Start

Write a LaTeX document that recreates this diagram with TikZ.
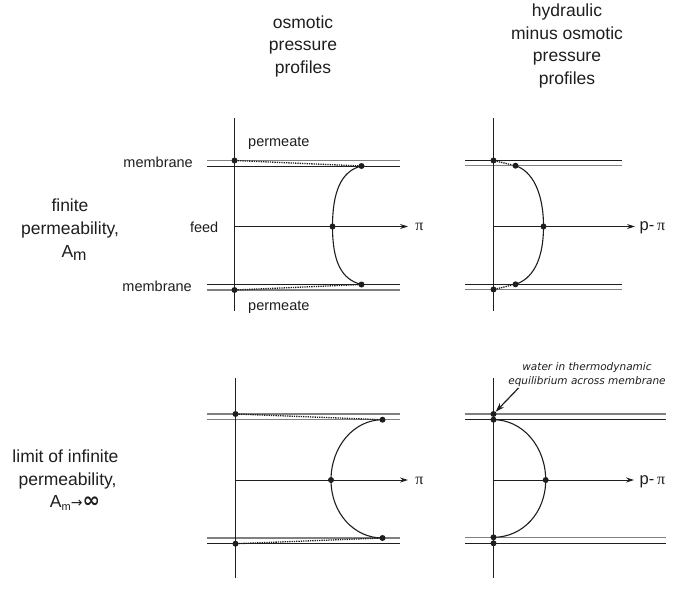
\documentclass[tikz,border=0pt]{standalone}
\usepackage{fontspec}
\setmainfont{Liberation Sans}
\newfontfamily\dejavu{DejaVu Sans}
\newfontfamily\timesf{Liberation Serif}
\usetikzlibrary{arrows.meta}
\definecolor{ink}{HTML}{1E1E1E}
\definecolor{memgray}{HTML}{808080}
\begin{document}
\begin{tikzpicture}[x=1pt,y=-1pt,
  axis/.style={draw=ink, line width=0.9pt},
  thickax/.style={draw=ink, line width=1.8pt},
  memA/.style={draw=ink, line width=1pt},
  memB/.style={draw=memgray, line width=1.2pt},
  dot/.style={circle, fill=ink, inner sep=0pt, minimum size=6pt},
  prof/.style={draw=ink, line width=1.1pt},
  dotl/.style={draw=ink, line width=1.3pt, densely dotted},
  arr/.style={-{Stealth[length=8pt,width=5pt]}},
  bigtxt/.style={font=\fontsize{17.5}{21}\selectfont, text=ink, inner sep=0pt, anchor=base},
  smalltxt/.style={font=\fontsize{14.5}{16}\selectfont, text=ink, inner sep=0pt},
  anntxt/.style={font=\dejavu\itshape\fontsize{10.5}{12}\selectfont, text=ink, inner sep=0pt, anchor=base}]
\useasboundingbox (0,0) rectangle (687,589);

% ---------- headers ----------
\node[bigtxt] (h1a) at (303,28.3) {osmotic};
\node[bigtxt] (h1b) at (303,50.8) {pressure};
\node[bigtxt] (h1c) at (303,73.3) {profiles};
\node[bigtxt] (h2a) at (567,16.7) {hydraulic};
\node[bigtxt] (h2b) at (567,39.2) {minus osmotic};
\node[bigtxt] (h2c) at (567,61.7) {pressure};
\node[bigtxt] (h2d) at (567,84.2) {profiles};

% ---------- row labels ----------
\node[bigtxt] (r1a) at (70,211) {finite};
\node[bigtxt] (r1b) at (70,234) {permeability,};
\node[bigtxt] (r1c) at (74,257) {A\raisebox{-3pt}{\fontsize{16}{16}\selectfont m}};
\node[bigtxt] (r2a) at (65.5,462.7) {limit of infinite};
\node[bigtxt] (r2b) at (67.5,485.2) {permeability,};
\node[bigtxt] (r2c) at (75,507) {A\raisebox{-3pt}{\fontsize{11}{11}\selectfont m}{\dejavu\fontsize{14}{14}\selectfont →}{\dejavu\bfseries\fontsize{21}{21}\selectfont ∞}};

% ---------- panel 1: osmotic, finite ----------
\draw[memB] (207,160.5) -- (400,160.5);
\draw[memA] (207,166) -- (400,166);
\draw[memA] (207,284.5) -- (400,284.5);
\draw[memB] (207,290) -- (400,290);
\coordinate (p1top) at (234.5,118);
\coordinate (p1bot) at (234.5,311);
\coordinate (p1o) at (234.5,226.5);
\coordinate (p1x) at (408,226.5);
\node[dot] (p1a) at (234.5,160.5) {};
\node[dot] (p1b) at (361.5,166) {};
\node[dot] (p1c) at (332.5,226.5) {};
\node[dot] (p1d) at (361.5,284.5) {};
\node[dot] (p1e) at (234.5,290) {};
\draw[axis] (p1top) -- (p1bot);
\draw[thickax] (p1top) -- (p1a.center);
\draw[thickax] (p1e.center) -- (p1bot);
\draw[axis,arr] (p1o) -- (p1x);
\node[inner sep=0pt, text=ink, font=\fontsize{16}{16}\selectfont] (p1pi) at (419.5,227) {\timesf π};
\draw[dotl] (p1a) -- (p1b);
\draw[dotl] (p1e) -- (p1d);
\draw[prof] (p1b.center) .. controls (341,171) and (332.5,192) .. (p1c.center)
  .. controls (332.5,261) and (341,279.5) .. (p1d.center);
\node[smalltxt, anchor=east] (m1) at (193,162) {membrane};
\node[smalltxt, anchor=east] (f1) at (218.5,227) {feed};
\node[smalltxt, anchor=east] (m2) at (192,286.5) {membrane};
\node[smalltxt, anchor=west] (pm1) at (248,143) {permeate};
\node[smalltxt, anchor=west] (pm2) at (248,307) {permeate};

% ---------- panel 2: hydraulic, finite ----------
\draw[memA] (465,160.5) -- (622,160.5);
\draw[memB] (465,165.7) -- (622,165.7);
\draw[memA] (465,284.3) -- (622,284.3);
\draw[memB] (465,289.5) -- (622,289.5);
\coordinate (q1top) at (493.5,118);
\coordinate (q1bot) at (493.5,311);
\coordinate (q1o) at (493.5,226.5);
\coordinate (q1x) at (635,226.5);
\node[dot] (q1a) at (493.5,160.5) {};
\node[dot] (q1b) at (515.5,165.7) {};
\node[dot] (q1c) at (543.5,226.5) {};
\node[dot] (q1d) at (515.5,284.3) {};
\node[dot] (q1e) at (493.5,289.5) {};
\draw[axis] (q1top) -- (q1bot);
\draw[thickax] (q1top) -- (q1a.center);
\draw[thickax] (q1e.center) -- (q1bot);
\draw[axis,arr] (q1o) -- (q1x);
\node[inner sep=0pt, text=ink, anchor=west, font=\fontsize{16.5}{16}\selectfont] (q1lab) at (639.5,228) {p-\,{\timesf\fontsize{16}{16}\selectfont π}};
\draw[dotl] (q1a) -- (q1b);
\draw[dotl] (q1e) -- (q1d);
\draw[prof] (q1b.center) .. controls (532,171) and (543.5,192) .. (q1c.center)
  .. controls (543.5,261) and (532,279) .. (q1d.center);

% ---------- panel 3: osmotic, infinite ----------
\draw[memB] (207,414) -- (400,414);
\draw[memB] (207,419.7) -- (400,419.7);
\draw[memB] (207,538) -- (400,538);
\draw[memA] (207,543.7) -- (400,543.7);
\coordinate (r1top) at (235.5,378);
\coordinate (r1bot) at (235.5,578);
\coordinate (r1o) at (235.5,480);
\coordinate (r1x) at (408,480);
\node[dot] (ra) at (235.5,414) {};
\node[dot] (rb) at (382.5,419.7) {};
\node[dot] (rc) at (331,480) {};
\node[dot] (rd) at (382.5,538) {};
\node[dot] (re) at (235.5,543.7) {};
\draw[axis] (r1top) -- (r1bot);
\draw[axis,arr] (r1o) -- (r1x);
\node[inner sep=0pt, text=ink, font=\fontsize{16}{16}\selectfont] (r1pi) at (419.5,481) {\timesf π};
\draw[dotl] (ra) -- (rb);
\draw[dotl] (re) -- (rd);
\draw[prof] (rb.center) .. controls (354,419.7) and (331,446.5) .. (rc.center)
  .. controls (331,513) and (354,538) .. (rd.center);

% ---------- panel 4: hydraulic, infinite ----------
\draw[memB] (465,414) -- (666,414);
\draw[memA] (465,419.7) -- (666,419.7);
\draw[memB] (465,537.3) -- (666,537.3);
\draw[memA] (465,543.3) -- (666,543.3);
\coordinate (s1top) at (493.5,378);
\coordinate (s1bot) at (493.5,578);
\coordinate (s1o) at (493.5,480);
\coordinate (s1x) at (634,480);
\node[dot] (sa) at (493.5,414) {};
\node[dot] (sb) at (493.5,419.7) {};
\node[dot] (sc) at (545.7,480) {};
\node[dot] (sd) at (493.5,537.3) {};
\node[dot] (se) at (493.5,543.3) {};
\draw[axis] (s1top) -- (s1bot);
\draw[thickax] (se.center) -- (s1bot);
\draw[axis,arr] (s1o) -- (s1x);
\node[inner sep=0pt, text=ink, anchor=west, font=\fontsize{16.5}{16}\selectfont] (s1lab) at (639.5,481.5) {p-\,{\timesf\fontsize{16}{16}\selectfont π}};
\draw[prof] (sb.center) .. controls (522.5,419.7) and (545.7,446.5) .. (sc.center)
  .. controls (545.7,513) and (522.5,537.3) .. (sd.center);

% annotation
\node[anntxt] (ann1) at (587,370.5) {water in thermodynamic};
\node[anntxt] (ann2) at (587,384.5) {equilibrium across membrane};
\coordinate (annt) at (518.5,388);
\draw[draw=ink, line width=1.2pt, -{Stealth[length=9pt,width=6pt]}] (annt) -- (sa);
\end{tikzpicture}
\end{document}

End

• Required work:
Exactly restate the lines from the beginning of the data through the line with "(0,0) rectangle (687,589);", and no others, keeping pictures out.

• Full answer:
Write a LaTeX document that recreates this diagram with TikZ.
\documentclass[tikz,border=0pt]{standalone}
\usepackage{fontspec}
\setmainfont{Liberation Sans}
\newfontfamily\dejavu{DejaVu Sans}
\newfontfamily\timesf{Liberation Serif}
\usetikzlibrary{arrows.meta}
\definecolor{ink}{HTML}{1E1E1E}
\definecolor{memgray}{HTML}{808080}
\begin{document}
\begin{tikzpicture}[x=1pt,y=-1pt,
  axis/.style={draw=ink, line width=0.9pt},
  thickax/.style={draw=ink, line width=1.8pt},
  memA/.style={draw=ink, line width=1pt},
  memB/.style={draw=memgray, line width=1.2pt},
  dot/.style={circle, fill=ink, inner sep=0pt, minimum size=6pt},
  prof/.style={draw=ink, line width=1.1pt},
  dotl/.style={draw=ink, line width=1.3pt, densely dotted},
  arr/.style={-{Stealth[length=8pt,width=5pt]}},
  bigtxt/.style={font=\fontsize{17.5}{21}\selectfont, text=ink, inner sep=0pt, anchor=base},
  smalltxt/.style={font=\fontsize{14.5}{16}\selectfont, text=ink, inner sep=0pt},
  anntxt/.style={font=\dejavu\itshape\fontsize{10.5}{12}\selectfont, text=ink, inner sep=0pt, anchor=base}]
\useasboundingbox (0,0) rectangle (687,589);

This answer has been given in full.